Auch Chodorkowskis Familie wird heute in Berlin erwartet
Seine Freilassung aus einem russischen Straflager war eine Sensation. Jetzt hofft Michail Chodorkowski, so schnell wie möglich seine Familie in die Arme schließen zu können - in Berlin, fernab vom Einflussbereich Wladimir Putins.
Berlin - Dem 50-Jährigen geht es nach Angaben des früheren Außenministers Hans-Dietrich Genscher den Umständen entsprechend gut. "Vor allen Dingen freut er sich darauf, dass er seine Familie nun in wenigen Stunden, wie er hofft, in die Arme schließen kann", sagte Genscher, der Chodorkowski am Freitag in Berlin in Empfang genommen hatte, am Abend in den ARD-"Tagesthemen".
Wann Chodorkowskis Familie in Berlin eintrifft, war zunächst nicht bekannt. Auch über die weiteren Pläne des einst reichsten Mannes von Russland verlautete nichts. Menschenrechtler haben Chodorkowski bereits eine führende Rolle beim Aufbau der Zivilgesellschaft in Russland angeboten. Ob und wann er in seine Heimat zurückkehrt, ist aber bislang offen. In Berlin stieg er zunächst im Hotel "Adlon" ab.

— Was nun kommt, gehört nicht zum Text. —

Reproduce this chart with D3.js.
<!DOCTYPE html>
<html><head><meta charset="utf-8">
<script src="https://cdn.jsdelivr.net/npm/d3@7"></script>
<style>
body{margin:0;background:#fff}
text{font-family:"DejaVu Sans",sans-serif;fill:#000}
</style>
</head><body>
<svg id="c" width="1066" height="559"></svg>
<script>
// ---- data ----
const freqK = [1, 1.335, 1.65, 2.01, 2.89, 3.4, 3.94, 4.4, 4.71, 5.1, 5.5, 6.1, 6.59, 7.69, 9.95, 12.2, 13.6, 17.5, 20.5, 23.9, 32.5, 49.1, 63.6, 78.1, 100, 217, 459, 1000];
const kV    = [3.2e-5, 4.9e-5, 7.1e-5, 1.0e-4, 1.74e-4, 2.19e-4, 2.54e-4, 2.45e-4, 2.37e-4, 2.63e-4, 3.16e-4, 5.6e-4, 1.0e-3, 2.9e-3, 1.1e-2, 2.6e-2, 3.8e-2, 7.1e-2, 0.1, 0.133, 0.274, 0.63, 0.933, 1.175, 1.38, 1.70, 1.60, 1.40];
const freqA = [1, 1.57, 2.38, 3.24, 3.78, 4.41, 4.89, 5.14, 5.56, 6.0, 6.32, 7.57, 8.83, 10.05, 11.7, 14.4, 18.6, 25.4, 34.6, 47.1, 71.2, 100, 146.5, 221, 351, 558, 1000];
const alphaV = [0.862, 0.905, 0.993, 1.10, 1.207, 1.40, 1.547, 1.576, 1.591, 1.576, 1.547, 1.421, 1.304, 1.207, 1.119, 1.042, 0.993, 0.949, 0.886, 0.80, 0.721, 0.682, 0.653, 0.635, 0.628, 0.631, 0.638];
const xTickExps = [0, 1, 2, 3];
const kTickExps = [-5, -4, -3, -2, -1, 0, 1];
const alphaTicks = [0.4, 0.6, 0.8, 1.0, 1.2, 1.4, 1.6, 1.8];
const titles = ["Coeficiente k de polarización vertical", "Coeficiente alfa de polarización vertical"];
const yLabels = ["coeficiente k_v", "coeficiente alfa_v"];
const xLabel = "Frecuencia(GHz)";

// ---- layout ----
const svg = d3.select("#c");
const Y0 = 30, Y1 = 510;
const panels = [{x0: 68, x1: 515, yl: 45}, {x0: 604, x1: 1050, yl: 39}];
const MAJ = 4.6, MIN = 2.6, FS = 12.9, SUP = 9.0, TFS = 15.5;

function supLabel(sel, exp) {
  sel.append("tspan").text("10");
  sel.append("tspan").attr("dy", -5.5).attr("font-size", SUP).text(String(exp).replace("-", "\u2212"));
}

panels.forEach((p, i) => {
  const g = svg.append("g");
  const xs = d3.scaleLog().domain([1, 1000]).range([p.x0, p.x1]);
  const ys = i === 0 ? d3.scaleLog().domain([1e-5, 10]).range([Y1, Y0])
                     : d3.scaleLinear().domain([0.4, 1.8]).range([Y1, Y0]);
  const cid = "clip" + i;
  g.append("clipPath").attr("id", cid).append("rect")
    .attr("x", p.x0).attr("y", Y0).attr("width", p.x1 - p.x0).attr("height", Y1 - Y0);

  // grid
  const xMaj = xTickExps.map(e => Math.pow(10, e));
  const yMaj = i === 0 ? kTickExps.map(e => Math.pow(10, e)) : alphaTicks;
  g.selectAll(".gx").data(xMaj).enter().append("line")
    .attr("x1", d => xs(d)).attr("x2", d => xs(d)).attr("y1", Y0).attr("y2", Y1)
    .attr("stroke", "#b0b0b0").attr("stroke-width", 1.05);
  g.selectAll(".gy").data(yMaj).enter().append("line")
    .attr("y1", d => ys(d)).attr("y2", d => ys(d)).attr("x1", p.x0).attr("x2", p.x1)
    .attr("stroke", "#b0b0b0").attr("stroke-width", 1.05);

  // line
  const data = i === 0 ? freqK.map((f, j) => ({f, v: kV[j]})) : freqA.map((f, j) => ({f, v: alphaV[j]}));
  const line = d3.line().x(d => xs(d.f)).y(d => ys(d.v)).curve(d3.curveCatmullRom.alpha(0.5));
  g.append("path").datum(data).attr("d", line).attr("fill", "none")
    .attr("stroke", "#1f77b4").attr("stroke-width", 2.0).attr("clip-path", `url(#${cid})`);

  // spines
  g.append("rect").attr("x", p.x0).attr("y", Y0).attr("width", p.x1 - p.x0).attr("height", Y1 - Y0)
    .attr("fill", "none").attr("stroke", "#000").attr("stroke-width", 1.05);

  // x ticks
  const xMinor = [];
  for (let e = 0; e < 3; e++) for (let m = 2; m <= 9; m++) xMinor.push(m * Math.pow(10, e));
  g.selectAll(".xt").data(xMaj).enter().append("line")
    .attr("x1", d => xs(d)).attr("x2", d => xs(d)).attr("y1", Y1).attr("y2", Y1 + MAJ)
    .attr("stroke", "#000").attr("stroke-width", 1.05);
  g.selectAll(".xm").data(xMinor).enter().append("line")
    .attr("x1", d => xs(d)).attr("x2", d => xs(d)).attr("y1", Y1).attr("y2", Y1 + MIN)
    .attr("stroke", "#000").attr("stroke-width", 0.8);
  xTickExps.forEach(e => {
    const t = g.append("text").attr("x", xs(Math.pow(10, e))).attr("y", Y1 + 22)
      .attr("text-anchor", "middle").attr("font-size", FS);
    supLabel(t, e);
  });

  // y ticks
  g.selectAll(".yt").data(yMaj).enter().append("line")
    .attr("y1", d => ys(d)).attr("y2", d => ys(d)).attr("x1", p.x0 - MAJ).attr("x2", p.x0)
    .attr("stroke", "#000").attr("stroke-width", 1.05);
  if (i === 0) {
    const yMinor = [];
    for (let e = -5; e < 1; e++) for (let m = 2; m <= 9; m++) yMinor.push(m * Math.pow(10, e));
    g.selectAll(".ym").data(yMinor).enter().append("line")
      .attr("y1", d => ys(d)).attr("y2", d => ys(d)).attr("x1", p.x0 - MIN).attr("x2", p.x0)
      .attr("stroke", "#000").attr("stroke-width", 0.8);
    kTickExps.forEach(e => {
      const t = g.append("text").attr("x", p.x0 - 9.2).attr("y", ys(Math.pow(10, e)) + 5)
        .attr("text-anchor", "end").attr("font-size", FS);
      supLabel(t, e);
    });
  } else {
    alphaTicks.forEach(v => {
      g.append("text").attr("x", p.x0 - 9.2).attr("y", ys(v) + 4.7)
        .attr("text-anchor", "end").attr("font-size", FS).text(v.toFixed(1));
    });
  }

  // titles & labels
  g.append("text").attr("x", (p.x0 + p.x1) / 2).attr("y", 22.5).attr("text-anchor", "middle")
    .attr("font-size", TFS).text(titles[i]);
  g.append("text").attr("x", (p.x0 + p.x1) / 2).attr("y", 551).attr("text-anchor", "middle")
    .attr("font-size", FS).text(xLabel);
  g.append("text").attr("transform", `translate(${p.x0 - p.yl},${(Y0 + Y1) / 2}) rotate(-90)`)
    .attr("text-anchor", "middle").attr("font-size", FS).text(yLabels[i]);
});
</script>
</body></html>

US-Außenminister John Kerry begrüßte Chodorkowskis Freilassung. Die USA hätten sich wiederholt besorgt über mutmaßliche Verstöße in Gerichtsverfahren und eine selektive Strafverfolgung in Russland gezeigt, sagte Kerry laut einer Mitteilung des Außenministeriums in Washington. Darin rief er zugleich dazu auf, Reformen fortzusetzen, die zu einem transparenten, unabhängigen und glaubwürdigen Justizsystem in dem Staat führten.
Russlands Präsident Wladimir Putin hatte seinen berühmtesten Rivalen am Freitag in einem spektakulären Schritt begnadigt und humanitäre Gründe dafür geltend gemacht. Chodorkowskis Mutter ist an Krebs erkrankt. Regulär hätte er nach zwei international umstrittenen Urteilen im August 2014 in Freiheit kommen sollen. Der frühere Chef des Ölkonzerns Yukos war unter anderem wegen Steuerhinterziehung, Geldwäsche und Diebstahls verurteilt worden.

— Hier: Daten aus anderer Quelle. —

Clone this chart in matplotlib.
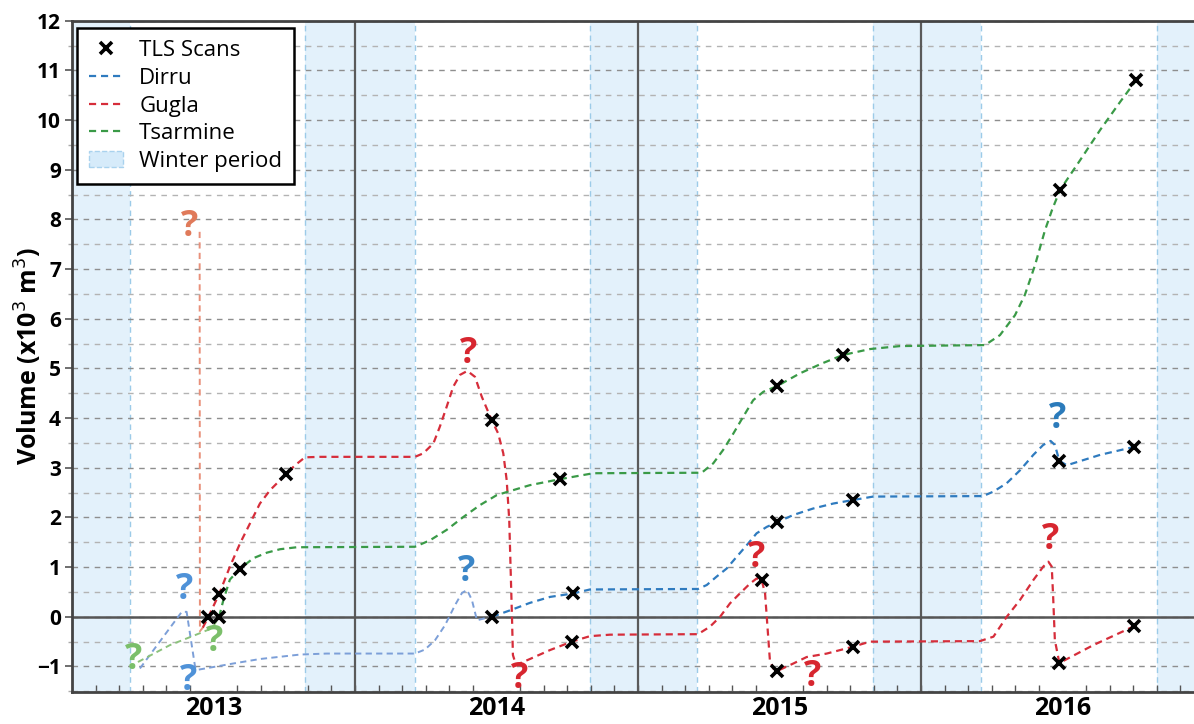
import matplotlib
matplotlib.use("Agg")
import matplotlib.pyplot as plt
from matplotlib.lines import Line2D
from matplotlib.patches import Patch

plt.rcParams['font.family'] = ['Open Sans', 'DejaVu Sans']

# ---------------- data (decimal years, volume x10^3 m^3) ----------------
winters = [(2013.000, 2013.205), (2013.823, 2014.212), (2014.830, 2015.208),
           (2015.830, 2016.212), (2016.834, 2017.200)]
year_lines = [2014, 2015, 2016]

# Dirru (blue)
dirru_faded_t = [2013.240, 2013.388, 2013.405, 2013.435, 2013.441, 2013.570, 2013.664,
                 2013.806, 2013.900, 2014.212, 2014.247, 2014.283, 2014.318, 2014.353,
                 2014.378, 2014.396, 2014.413, 2014.431, 2014.459, 2014.484]
dirru_faded_v = [-1.04, 0.10, 0.10, -1.01, -1.07, -0.94, -0.85,
                 -0.76, -0.74, -0.74, -0.66, -0.47, -0.17, 0.23,
                 0.48, 0.54, 0.34, -0.07, -0.03, 0.00]
dirru_t = [2014.484, 2014.548, 2014.618, 2014.689, 2014.771, 2014.830, 2015.212,
           2015.243, 2015.278, 2015.313, 2015.349, 2015.384, 2015.419, 2015.455,
           2015.490, 2015.549, 2015.619, 2015.690, 2015.759, 2015.831, 2016.219,
           2016.256, 2016.303, 2016.350, 2016.397, 2016.432, 2016.458, 2016.473,
           2016.489, 2016.515, 2016.633, 2016.753]
dirru_v = [0.00, 0.13, 0.28, 0.40, 0.47, 0.55, 0.56,
           0.64, 0.81, 0.97, 1.21, 1.44, 1.68, 1.81,
           1.90, 2.05, 2.18, 2.28, 2.35, 2.42, 2.43,
           2.52, 2.69, 2.95, 3.26, 3.46, 3.54, 3.46,
           3.14, 3.05, 3.26, 3.42]
dirru_scan_t = [2014.484, 2014.771, 2015.490, 2015.759, 2016.489, 2016.753]
dirru_scan_v = [0.00, 0.47, 1.90, 2.35, 3.14, 3.42]

# Gugla (red)
gugla_faded_t = [2013.451, 2013.452, 2013.462]
gugla_faded_v = [7.75, -0.29, -0.22]
gugla_t = [2013.462, 2013.482, 2013.520, 2013.558, 2013.594, 2013.629, 2013.664,
           2013.700, 2013.756, 2013.788, 2013.823, 2013.876, 2014.212, 2014.241,
           2014.277, 2014.300, 2014.324, 2014.347, 2014.371, 2014.397, 2014.424,
           2014.448, 2014.483, 2014.506, 2014.524, 2014.536, 2014.545, 2014.550,
           2014.555, 2014.558, 2014.569, 2014.618, 2014.689, 2014.766, 2014.830,
           2014.901, 2015.212, 2015.254, 2015.290, 2015.325, 2015.360, 2015.396,
           2015.419, 2015.437, 2015.449, 2015.460, 2015.466, 2015.478, 2015.492,
           2015.549, 2015.596, 2015.667, 2015.761, 2015.820, 2016.208, 2016.256,
           2016.303, 2016.350, 2016.397, 2016.432, 2016.450, 2016.462, 2016.467,
           2016.473, 2016.489, 2016.609, 2016.753]
gugla_v = [-0.22, 0.00, 0.46, 1.01, 1.48, 1.88, 2.28,
           2.55, 2.87, 3.05, 3.21, 3.22, 3.22, 3.29,
           3.49, 3.83, 4.23, 4.63, 4.87, 4.95, 4.83,
           4.43, 3.96, 3.69, 3.29, 2.75, 1.95, 0.94,
           -0.07, -0.77, -0.97, -0.85, -0.67, -0.50, -0.39,
           -0.36, -0.35, -0.20, 0.00, 0.27, 0.47, 0.67,
           0.77, 0.74, 0.47, -0.40, -0.87, -1.04, -1.09,
           -0.94, -0.81, -0.74, -0.60, -0.50, -0.49, -0.40,
           0.00, 0.34, 0.74, 1.01, 1.11, 1.01, 0.40,
           -0.47, -0.93, -0.57, -0.19]
gugla_scan_t = [2013.482, 2013.520, 2013.756, 2014.483, 2014.766, 2015.437,
                2015.492, 2015.761, 2016.489, 2016.753]
gugla_scan_v = [0.00, 0.46, 2.87, 3.96, -0.50, 0.74, -1.09, -0.60, -0.93, -0.19]

# Tsarmine (green)
tsar_faded_t = [2013.233, 2013.346, 2013.452, 2013.495, 2013.520]
tsar_faded_v = [-0.91, -0.57, -0.33, -0.23, 0.00]
tsar_t = [2013.520, 2013.535, 2013.558, 2013.594, 2013.641, 2013.688, 2013.735,
          2013.794, 2014.212, 2014.265, 2014.324, 2014.383, 2014.442, 2014.501,
          2014.559, 2014.618, 2014.724, 2014.842, 2015.225, 2015.266, 2015.301,
          2015.337, 2015.372, 2015.407, 2015.443, 2015.490, 2015.572, 2015.650,
          2015.724, 2015.820, 2015.926, 2016.226, 2016.279, 2016.332, 2016.367,
          2016.403, 2016.438, 2016.463, 2016.491, 2016.562, 2016.633, 2016.703,
          2016.760]
tsar_v = [0.00, 0.34, 0.75, 0.97, 1.18, 1.29, 1.36,
          1.40, 1.41, 1.54, 1.75, 2.01, 2.25, 2.45,
          2.55, 2.65, 2.77, 2.89, 2.90, 3.09, 3.36,
          3.69, 4.03, 4.36, 4.53, 4.64, 4.90, 5.10,
          5.27, 5.39, 5.45, 5.47, 5.67, 6.07, 6.48,
          7.08, 7.78, 8.19, 8.59, 9.19, 9.80, 10.36,
          10.80]
tsar_scan_t = [2013.520, 2013.594, 2014.724, 2015.490, 2015.724, 2016.491, 2016.760]
tsar_scan_v = [0.00, 0.97, 2.77, 4.64, 5.27, 8.59, 10.80]

# Question marks: (t, v, colour)
q_t = [2013.216, 2013.505, 2013.399, 2013.411, 2013.417, 2014.395, 2014.400,
       2014.583, 2015.419, 2015.617, 2016.482, 2016.458]
q_v = [-0.87, -0.51, 0.54, -1.30, 7.85, 0.90, 5.30,
       -1.26, 1.18, -1.21, 3.99, 1.54]
q_c = ['#7bbf6a', '#7bbf6a', '#4f92d8', '#4f92d8', '#e07a5a', '#3a86c8', '#d7262f',
       '#d7262f', '#d7262f', '#d7262f', '#2b7bbb', '#d7262f']

BLUE = '#2f7bbf'
RED = '#d62d3a'
GREEN = '#3a9a47'
BLUE_F = '#7c9fd8'
RED_F = '#e8907a'
GREEN_F = '#8cc27c'

# ---------------- figure ----------------
fig = plt.figure(figsize=(11.94, 7.24), dpi=100)
ax = fig.add_axes([72 / 1194, 1 - 692.3 / 724, 1 - 72 / 1194, (692.3 - 20.7) / 724])
ax.set_xlim(2013.0, 2013.0 + (1194 - 72) / 283)
ax.set_ylim(-1.52, 12)

for a, b in winters:
    ax.axvspan(a, b, facecolor='#e3f1fb', edgecolor='none', zorder=0.1)
    for e in (a, b):
        ax.axvline(e, color='#9ccbe8', lw=1.0, ls=(0, (4, 3)), zorder=0.3)

ax.set_axisbelow(True)
ax.set_yticks(range(-1, 13))
ax.set_yticks([i + 0.5 for i in range(-2, 12)], minor=True)
ax.grid(axis='y', which='major', color='#8e8e8e', lw=1.0, ls=(0, (4, 4)))
ax.grid(axis='y', which='minor', color='#b3b3b3', lw=1.0, ls=(0, (4, 4)))

for yl in year_lines:
    ax.axvline(yl, color='#5a5a5a', lw=1.6, zorder=0.6)
ax.axhline(0, color='#555555', lw=1.8, zorder=0.6)

dash = (3.2, 2.2)
ax.plot(dirru_faded_t, dirru_faded_v, color=BLUE_F, lw=1.4, ls=(0, dash), zorder=2)
ax.plot(gugla_faded_t, gugla_faded_v, color=RED_F, lw=1.4, ls=(0, dash), zorder=2)
ax.plot(tsar_faded_t, tsar_faded_v, color=GREEN_F, lw=1.4, ls=(0, dash), zorder=2)
ax.plot(dirru_t, dirru_v, color=BLUE, lw=1.6, ls=(0, dash), zorder=3)
ax.plot(gugla_t, gugla_v, color=RED, lw=1.6, ls=(0, dash), zorder=3)
ax.plot(tsar_t, tsar_v, color=GREEN, lw=1.6, ls=(0, dash), zorder=3)

for st, sv in ((dirru_scan_t, dirru_scan_v), (gugla_scan_t, gugla_scan_v),
               (tsar_scan_t, tsar_scan_v)):
    ax.plot(st, sv, ls='none', marker='x', color='black', ms=8, mew=2.6, zorder=5)

for t, v, c in zip(q_t, q_v, q_c):
    ax.text(t, v, '?', color=c, fontsize=26, fontweight='bold', ha='center',
            va='center', zorder=4, clip_on=True)

# axes styling
for s in ('left', 'bottom', 'top'):
    ax.spines[s].set_color('#444444')
    ax.spines[s].set_linewidth(2.0)
ax.spines['right'].set_visible(False)

ax.set_xticks([2013.5, 2014.5, 2015.5, 2016.5])
ax.set_xticklabels(['2013', '2014', '2015', '2016'])
ax.set_xticks([2013 + m / 12 for m in range(1, 48)], minor=True)
ax.tick_params(axis='x', which='major', length=0, labelsize=18, pad=3)
ax.tick_params(axis='x', which='minor', direction='in', length=5, width=1, color='#555555')
ax.tick_params(axis='y', which='major', direction='out', length=5, width=1.2,
               color='#555555', labelsize=15, pad=3)
ax.tick_params(axis='y', which='minor', direction='out', length=3, width=1, color='#aaaaaa')
for lab in ax.get_xticklabels() + ax.get_yticklabels():
    lab.set_fontweight('bold')

ax.set_ylabel('Volume (x10$^{3}$ m$^{3}$)', fontsize=18, fontweight='bold')
ax.yaxis.set_label_coords(-(72 - 44) / 1122, 0.5)

handles = [
    Line2D([], [], ls='none', marker='x', color='black', ms=8, mew=2.6),
    Line2D([], [], color=BLUE, lw=1.6, ls=(0, dash)),
    Line2D([], [], color=RED, lw=1.6, ls=(0, dash)),
    Line2D([], [], color=GREEN, lw=1.6, ls=(0, dash)),
    Patch(facecolor='#d6ebfa', edgecolor='#a9d2ee', ls='--', lw=1),
]
labels = ['TLS Scans', 'Dirru', 'Gugla', 'Tsarmine', 'Winter period']
leg = ax.legend(handles, labels, loc='upper left',
                bbox_to_anchor=(77 / 1194, 1 - 28 / 724), bbox_transform=fig.transFigure,
                fontsize=16, frameon=True, fancybox=False, framealpha=1,
                edgecolor='black', borderpad=0.55, labelspacing=0.3,
                handlelength=1.5, handletextpad=0.75, borderaxespad=0)
leg.get_frame().set_linewidth(1.8)
leg.set_zorder(10)

fig.savefig('out.png', dpi=100)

Chodorkowski war bei seiner Freilassung wohl davon ausgegangen, dass seine Mutter in Berlin sei. Die russische Strafvollzugsbehörde teilte mit, Chodorkowski habe um die Ausreise nach Deutschland gebeten, weil dort seine krebskranke Mutter behandelt werde. Nachdem er das Straflager verlassen konnte, flog er sofort nach Berlin - in einem Firmenflugzeug, das Genscher organisiert hatte. Tatsächlich war Marina Chodorkowskaja jedoch längst nach Russland zurückgekehrt.
Genscher hatte sich hinter den Kulissen schon länger um die Freilassung Chodorkowskis bemüht und dazu nach eigenen Angaben auch zweimal Putin zu Gesprächen getroffen. Das Gnadengesuch Chodorkowskis habe er mit einem eigenen Brief weitergereicht, sagte er.
Die frühere Justizministerin Sabine Leutheusser-Schnarrenberger (FDP) fordert ein dauerhaftes Bleiberecht für Chodorkowski in Deutschland. Wenn er dies wolle, sollte die Bundesregierung ihm einen Aufenthalt ermöglichen, sagte sie der "Passauer Neuen Presse" (Samstag). Sie schlug eine dauerhafte Aufenthaltserlaubnis oder politisches Asyl für Chodorkowski vor.
Der ukrainische Oppositionspolitiker Vitali Klitschko forderte den Präsidenten seines Landes, Viktor Janukowitsch, in der "Bild"-Zeitung auf, Putins Beispiel zu folgen und die Begnadigung der inhaftierten ehemaligen Regierungschefin Julia Timoschenko zu erwirken.